例えば第1章では、上司レイモンド(ウィレム・デフォー)から、何もかも指示を受けることで豊かな暮らしを得ているロバート(ジェシー・プレモンス)が「車で、死に至るほどの衝撃で衝突するべき相手」として指定されるのがR.M.F.である。それまで、どんな理不尽なこともすべて受け入れてきたロバートがさすがに良心の呵責を得て、その指示にやんわりとした拒絶を表したところ、即座に所有するすべてのものを失ってしまう。
第2章では、海洋調査中に行方不明となった学者、リズ(エマ・ストーン)をヘリコプターで助けに行く男性がR.M.F.であり、文字通りリズの命の恩人になるのだが、リズの夫で、警察官のダニエル(ジェシー・プレモンズ)は妻が以前とは違う人物ではないかと疑惑を深め、ある日、とんでもない要求を妻に突きつける。
そして第3章のR.M.F.は、カルト教団の教祖オミ(ウィレム・デフォー)から、死者を蘇らせる力を持つ女性探しを命じられたエミリー(エマ・ストーン)とアンドリュー(ジェシー・プレモンズ)の前に、死体安置所に収められた死体として登場する。
このようにR.M.F.は、本人の知らないうちに、ほかの登場人物の人生を大きく変えてしまうフックとして機能する。ランティモスの映画には、強制的な主従関係を主題とした作品が多く、人のコントロール、マニピュレート(遠隔操作)、支配の受容というテーマが常に入り込む。今作では特に、第1章のロバートや、第3章のエミリーのような、自身の出自では一生かかっても手に入れられないであろう上級階級の豊かさを、ボスの指令に従うことで代替として得る人物の悲哀が強調される。
各章短い時間ながら、アメリカの階級の様々な様相が描かれることで、身の丈以上のエッセンスを得ようとする人の懸命さが、ある人にとっては醜く映るかもしれないし、多くの人にとっては自分自身にもある富への執着を思い起こさせるかもしれない。

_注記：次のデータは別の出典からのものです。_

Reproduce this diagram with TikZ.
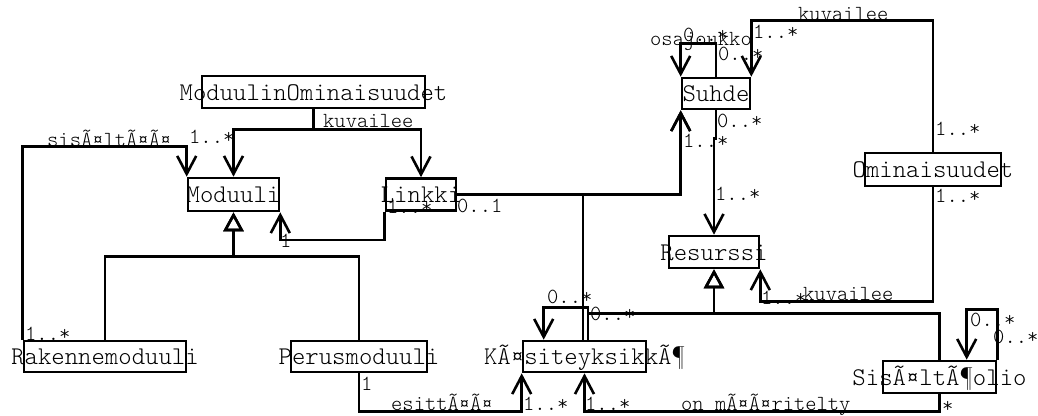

エマ・ストーンにフォーカスしてみると『女王陛下のお気に入り』と『哀れなるものたち』にあった、どんなに非業な状況でも自分自身で選択する女性像からはかけ離れており、むしろ、わが身を削って、理不尽な要求をするりと受容する、受け身の女性像を演じ、見る側にざわざわとした不快感を残す。なんという共犯関係か。